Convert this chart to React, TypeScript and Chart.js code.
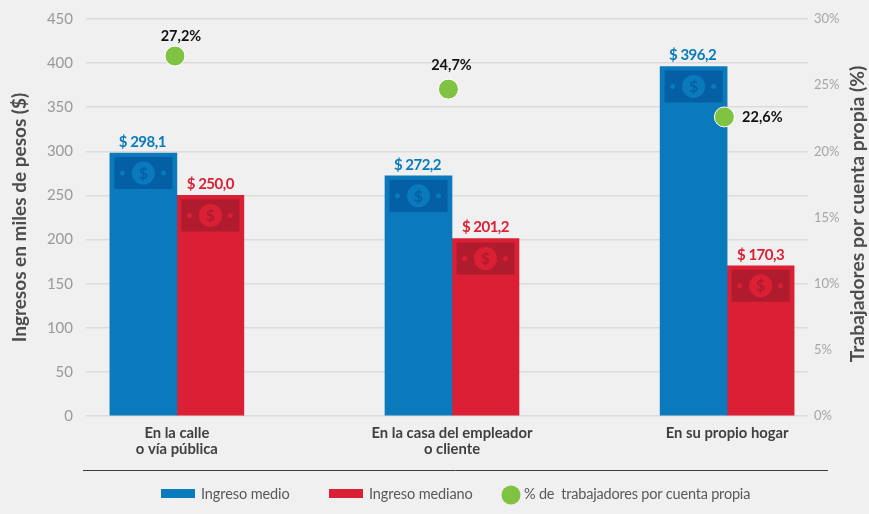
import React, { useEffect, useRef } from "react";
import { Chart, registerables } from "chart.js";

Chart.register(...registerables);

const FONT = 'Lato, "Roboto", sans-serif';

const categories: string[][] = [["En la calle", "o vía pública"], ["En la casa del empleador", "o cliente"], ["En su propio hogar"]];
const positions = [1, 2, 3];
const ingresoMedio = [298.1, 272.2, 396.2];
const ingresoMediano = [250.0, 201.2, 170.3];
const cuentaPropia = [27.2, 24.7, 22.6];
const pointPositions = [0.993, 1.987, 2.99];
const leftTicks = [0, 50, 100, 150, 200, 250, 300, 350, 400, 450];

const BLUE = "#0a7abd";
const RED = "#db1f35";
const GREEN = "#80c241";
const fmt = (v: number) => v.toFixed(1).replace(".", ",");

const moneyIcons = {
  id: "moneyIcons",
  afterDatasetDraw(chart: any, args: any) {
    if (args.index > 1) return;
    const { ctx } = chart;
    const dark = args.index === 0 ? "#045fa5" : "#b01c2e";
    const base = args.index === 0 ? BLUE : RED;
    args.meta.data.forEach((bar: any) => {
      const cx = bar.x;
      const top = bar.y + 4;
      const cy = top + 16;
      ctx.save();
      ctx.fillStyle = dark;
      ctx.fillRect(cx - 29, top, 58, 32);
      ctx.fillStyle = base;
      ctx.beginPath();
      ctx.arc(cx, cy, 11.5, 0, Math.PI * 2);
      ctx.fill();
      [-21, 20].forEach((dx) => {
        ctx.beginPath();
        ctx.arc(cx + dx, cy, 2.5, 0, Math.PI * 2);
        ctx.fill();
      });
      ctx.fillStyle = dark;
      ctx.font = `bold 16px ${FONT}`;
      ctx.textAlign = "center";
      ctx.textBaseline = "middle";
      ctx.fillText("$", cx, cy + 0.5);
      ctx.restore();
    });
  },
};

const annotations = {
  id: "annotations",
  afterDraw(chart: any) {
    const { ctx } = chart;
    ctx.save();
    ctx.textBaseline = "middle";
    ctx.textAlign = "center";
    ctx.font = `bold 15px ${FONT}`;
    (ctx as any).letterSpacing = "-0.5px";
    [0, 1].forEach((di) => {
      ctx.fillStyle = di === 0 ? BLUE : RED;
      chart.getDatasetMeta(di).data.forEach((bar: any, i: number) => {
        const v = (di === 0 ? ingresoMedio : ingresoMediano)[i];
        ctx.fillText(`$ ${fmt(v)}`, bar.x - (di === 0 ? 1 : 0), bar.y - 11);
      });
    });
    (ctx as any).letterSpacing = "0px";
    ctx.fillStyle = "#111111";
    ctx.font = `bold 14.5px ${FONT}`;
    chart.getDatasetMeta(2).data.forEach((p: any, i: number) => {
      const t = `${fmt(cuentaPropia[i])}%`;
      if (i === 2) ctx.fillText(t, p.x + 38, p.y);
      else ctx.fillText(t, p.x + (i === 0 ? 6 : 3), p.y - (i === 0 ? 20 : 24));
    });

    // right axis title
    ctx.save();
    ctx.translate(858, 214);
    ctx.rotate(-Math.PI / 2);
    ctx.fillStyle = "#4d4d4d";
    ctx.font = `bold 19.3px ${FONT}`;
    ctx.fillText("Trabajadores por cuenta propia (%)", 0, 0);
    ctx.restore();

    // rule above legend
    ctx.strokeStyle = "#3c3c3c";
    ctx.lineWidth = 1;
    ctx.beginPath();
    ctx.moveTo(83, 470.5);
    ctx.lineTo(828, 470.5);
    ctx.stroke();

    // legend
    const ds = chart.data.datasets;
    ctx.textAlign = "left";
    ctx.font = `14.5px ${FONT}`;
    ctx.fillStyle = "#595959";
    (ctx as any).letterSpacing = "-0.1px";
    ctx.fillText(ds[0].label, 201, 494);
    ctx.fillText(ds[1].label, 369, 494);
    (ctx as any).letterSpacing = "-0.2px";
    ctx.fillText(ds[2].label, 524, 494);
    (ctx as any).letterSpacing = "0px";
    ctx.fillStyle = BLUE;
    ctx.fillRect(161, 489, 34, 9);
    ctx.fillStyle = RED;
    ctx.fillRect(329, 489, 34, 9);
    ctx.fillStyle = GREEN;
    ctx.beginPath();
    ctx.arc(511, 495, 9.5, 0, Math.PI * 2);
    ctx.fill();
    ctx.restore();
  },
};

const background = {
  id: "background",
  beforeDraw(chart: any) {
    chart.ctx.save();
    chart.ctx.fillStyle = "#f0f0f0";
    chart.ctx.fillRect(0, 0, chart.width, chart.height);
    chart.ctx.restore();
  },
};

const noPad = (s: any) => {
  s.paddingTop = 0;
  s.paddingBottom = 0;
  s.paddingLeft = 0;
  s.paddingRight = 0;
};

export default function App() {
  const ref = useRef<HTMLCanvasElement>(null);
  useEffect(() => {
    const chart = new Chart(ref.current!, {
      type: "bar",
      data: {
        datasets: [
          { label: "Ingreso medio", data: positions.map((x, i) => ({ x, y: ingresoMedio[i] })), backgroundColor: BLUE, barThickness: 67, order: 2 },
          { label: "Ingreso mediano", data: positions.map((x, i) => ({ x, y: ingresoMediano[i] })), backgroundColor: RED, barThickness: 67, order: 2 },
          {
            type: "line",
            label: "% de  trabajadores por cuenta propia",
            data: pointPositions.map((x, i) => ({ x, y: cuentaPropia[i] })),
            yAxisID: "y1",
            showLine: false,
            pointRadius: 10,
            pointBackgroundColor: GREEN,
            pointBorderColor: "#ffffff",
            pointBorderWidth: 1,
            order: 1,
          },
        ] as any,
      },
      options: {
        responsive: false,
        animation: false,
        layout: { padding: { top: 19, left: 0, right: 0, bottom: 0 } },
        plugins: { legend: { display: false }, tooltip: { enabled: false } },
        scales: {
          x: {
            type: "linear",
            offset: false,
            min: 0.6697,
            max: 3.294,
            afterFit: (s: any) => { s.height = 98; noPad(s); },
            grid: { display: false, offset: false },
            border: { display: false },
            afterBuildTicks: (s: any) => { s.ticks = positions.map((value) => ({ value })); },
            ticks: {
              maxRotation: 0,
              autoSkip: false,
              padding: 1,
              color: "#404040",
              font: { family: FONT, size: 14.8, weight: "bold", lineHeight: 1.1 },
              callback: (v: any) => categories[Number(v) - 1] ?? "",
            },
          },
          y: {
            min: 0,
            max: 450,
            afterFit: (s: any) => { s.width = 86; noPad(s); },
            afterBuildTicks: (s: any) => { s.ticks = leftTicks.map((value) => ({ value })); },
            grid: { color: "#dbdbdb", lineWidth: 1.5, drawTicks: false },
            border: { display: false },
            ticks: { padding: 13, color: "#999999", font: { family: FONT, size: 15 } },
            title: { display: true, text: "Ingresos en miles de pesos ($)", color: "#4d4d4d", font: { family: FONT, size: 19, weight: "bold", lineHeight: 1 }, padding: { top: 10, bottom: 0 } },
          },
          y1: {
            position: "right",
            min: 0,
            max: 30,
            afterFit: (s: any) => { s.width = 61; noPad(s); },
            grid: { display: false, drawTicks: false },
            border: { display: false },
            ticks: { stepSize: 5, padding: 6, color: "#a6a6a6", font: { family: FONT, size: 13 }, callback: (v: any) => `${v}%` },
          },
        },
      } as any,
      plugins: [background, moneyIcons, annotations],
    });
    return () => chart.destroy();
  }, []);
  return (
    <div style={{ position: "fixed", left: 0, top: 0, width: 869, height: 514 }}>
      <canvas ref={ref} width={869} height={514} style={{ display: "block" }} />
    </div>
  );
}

----

| TASK PROMPT |
Omit every picture, then reproduce the rest of the listing exactly.

| PROBLEM SOLUTION |
Convert this chart to React, TypeScript and Chart.js code.
import React, { useEffect, useRef } from "react";
import { Chart, registerables } from "chart.js";

Chart.register(...registerables);

const FONT = 'Lato, "Roboto", sans-serif';

const categories: string[][] = [["En la calle", "o vía pública"], ["En la casa del empleador", "o cliente"], ["En su propio hogar"]];
const positions = [1, 2, 3];
const ingresoMedio = [298.1, 272.2, 396.2];
const ingresoMediano = [250.0, 201.2, 170.3];
const cuentaPropia = [27.2, 24.7, 22.6];
const pointPositions = [0.993, 1.987, 2.99];
const leftTicks = [0, 50, 100, 150, 200, 250, 300, 350, 400, 450];

const BLUE = "#0a7abd";
const RED = "#db1f35";
const GREEN = "#80c241";
const fmt = (v: number) => v.toFixed(1).replace(".", ",");

const moneyIcons = {
  id: "moneyIcons",
  afterDatasetDraw(chart: any, args: any) {
    if (args.index > 1) return;
    const { ctx } = chart;
    const dark = args.index === 0 ? "#045fa5" : "#b01c2e";
    const base = args.index === 0 ? BLUE : RED;
    args.meta.data.forEach((bar: any) => {
      const cx = bar.x;
      const top = bar.y + 4;
      const cy = top + 16;
      ctx.save();
      ctx.fillStyle = dark;
      ctx.fillRect(cx - 29, top, 58, 32);
      ctx.fillStyle = base;
      ctx.beginPath();
      ctx.arc(cx, cy, 11.5, 0, Math.PI * 2);
      ctx.fill();
      [-21, 20].forEach((dx) => {
        ctx.beginPath();
        ctx.arc(cx + dx, cy, 2.5, 0, Math.PI * 2);
        ctx.fill();
      });
      ctx.fillStyle = dark;
      ctx.font = `bold 16px ${FONT}`;
      ctx.textAlign = "center";
      ctx.textBaseline = "middle";
      ctx.fillText("$", cx, cy + 0.5);
      ctx.restore();
    });
  },
};

const annotations = {
  id: "annotations",
  afterDraw(chart: any) {
    const { ctx } = chart;
    ctx.save();
    ctx.textBaseline = "middle";
    ctx.textAlign = "center";
    ctx.font = `bold 15px ${FONT}`;
    (ctx as any).letterSpacing = "-0.5px";
    [0, 1].forEach((di) => {
      ctx.fillStyle = di === 0 ? BLUE : RED;
      chart.getDatasetMeta(di).data.forEach((bar: any, i: number) => {
        const v = (di === 0 ? ingresoMedio : ingresoMediano)[i];
        ctx.fillText(`$ ${fmt(v)}`, bar.x - (di === 0 ? 1 : 0), bar.y - 11);
      });
    });
    (ctx as any).letterSpacing = "0px";
    ctx.fillStyle = "#111111";
    ctx.font = `bold 14.5px ${FONT}`;
    chart.getDatasetMeta(2).data.forEach((p: any, i: number) => {
      const t = `${fmt(cuentaPropia[i])}%`;
      if (i === 2) ctx.fillText(t, p.x + 38, p.y);
      else ctx.fillText(t, p.x + (i === 0 ? 6 : 3), p.y - (i === 0 ? 20 : 24));
    });

    // right axis title
    ctx.save();
    ctx.translate(858, 214);
    ctx.rotate(-Math.PI / 2);
    ctx.fillStyle = "#4d4d4d";
    ctx.font = `bold 19.3px ${FONT}`;
    ctx.fillText("Trabajadores por cuenta propia (%)", 0, 0);
    ctx.restore();

    // rule above legend
    ctx.strokeStyle = "#3c3c3c";
    ctx.lineWidth = 1;
    ctx.beginPath();
    ctx.moveTo(83, 470.5);
    ctx.lineTo(828, 470.5);
    ctx.stroke();

    // legend
    const ds = chart.data.datasets;
    ctx.textAlign = "left";
    ctx.font = `14.5px ${FONT}`;
    ctx.fillStyle = "#595959";
    (ctx as any).letterSpacing = "-0.1px";
    ctx.fillText(ds[0].label, 201, 494);
    ctx.fillText(ds[1].label, 369, 494);
    (ctx as any).letterSpacing = "-0.2px";
    ctx.fillText(ds[2].label, 524, 494);
    (ctx as any).letterSpacing = "0px";
    ctx.fillStyle = BLUE;
    ctx.fillRect(161, 489, 34, 9);
    ctx.fillStyle = RED;
    ctx.fillRect(329, 489, 34, 9);
    ctx.fillStyle = GREEN;
    ctx.beginPath();
    ctx.arc(511, 495, 9.5, 0, Math.PI * 2);
    ctx.fill();
    ctx.restore();
  },
};

const background = {
  id: "background",
  beforeDraw(chart: any) {
    chart.ctx.save();
    chart.ctx.fillStyle = "#f0f0f0";
    chart.ctx.fillRect(0, 0, chart.width, chart.height);
    chart.ctx.restore();
  },
};

const noPad = (s: any) => {
  s.paddingTop = 0;
  s.paddingBottom = 0;
  s.paddingLeft = 0;
  s.paddingRight = 0;
};

export default function App() {
  const ref = useRef<HTMLCanvasElement>(null);
  useEffect(() => {
    const chart = new Chart(ref.current!, {
      type: "bar",
      data: {
        datasets: [
          { label: "Ingreso medio", data: positions.map((x, i) => ({ x, y: ingresoMedio[i] })), backgroundColor: BLUE, barThickness: 67, order: 2 },
          { label: "Ingreso mediano", data: positions.map((x, i) => ({ x, y: ingresoMediano[i] })), backgroundColor: RED, barThickness: 67, order: 2 },
          {
            type: "line",
            label: "% de  trabajadores por cuenta propia",
            data: pointPositions.map((x, i) => ({ x, y: cuentaPropia[i] })),
            yAxisID: "y1",
            showLine: false,
            pointRadius: 10,
            pointBackgroundColor: GREEN,
            pointBorderColor: "#ffffff",
            pointBorderWidth: 1,
            order: 1,
          },
        ] as any,
      },
      options: {
        responsive: false,
        animation: false,
        layout: { padding: { top: 19, left: 0, right: 0, bottom: 0 } },
        plugins: { legend: { display: false }, tooltip: { enabled: false } },
        scales: {
          x: {
            type: "linear",
            offset: false,
            min: 0.6697,
            max: 3.294,
            afterFit: (s: any) => { s.height = 98; noPad(s); },
            grid: { display: false, offset: false },
            border: { display: false },
            afterBuildTicks: (s: any) => { s.ticks = positions.map((value) => ({ value })); },
            ticks: {
              maxRotation: 0,
              autoSkip: false,
              padding: 1,
              color: "#404040",
              font: { family: FONT, size: 14.8, weight: "bold", lineHeight: 1.1 },
              callback: (v: any) => categories[Number(v) - 1] ?? "",
            },
          },
          y: {
            min: 0,
            max: 450,
            afterFit: (s: any) => { s.width = 86; noPad(s); },
            afterBuildTicks: (s: any) => { s.ticks = leftTicks.map((value) => ({ value })); },
            grid: { color: "#dbdbdb", lineWidth: 1.5, drawTicks: false },
            border: { display: false },
            ticks: { padding: 13, color: "#999999", font: { family: FONT, size: 15 } },
            title: { display: true, text: "Ingresos en miles de pesos ($)", color: "#4d4d4d", font: { family: FONT, size: 19, weight: "bold", lineHeight: 1 }, padding: { top: 10, bottom: 0 } },
          },
          y1: {
            position: "right",
            min: 0,
            max: 30,
            afterFit: (s: any) => { s.width = 61; noPad(s); },
            grid: { display: false, drawTicks: false },
            border: { display: false },
            ticks: { stepSize: 5, padding: 6, color: "#a6a6a6", font: { family: FONT, size: 13 }, callback: (v: any) => `${v}%` },
          },
        },
      } as any,
      plugins: [background, moneyIcons, annotations],
    });
    return () => chart.destroy();
  }, []);
  return (
    <div style={{ position: "fixed", left: 0, top: 0, width: 869, height: 514 }}>
      <canvas ref={ref} width={869} height={514} style={{ display: "block" }} />
    </div>
  );
}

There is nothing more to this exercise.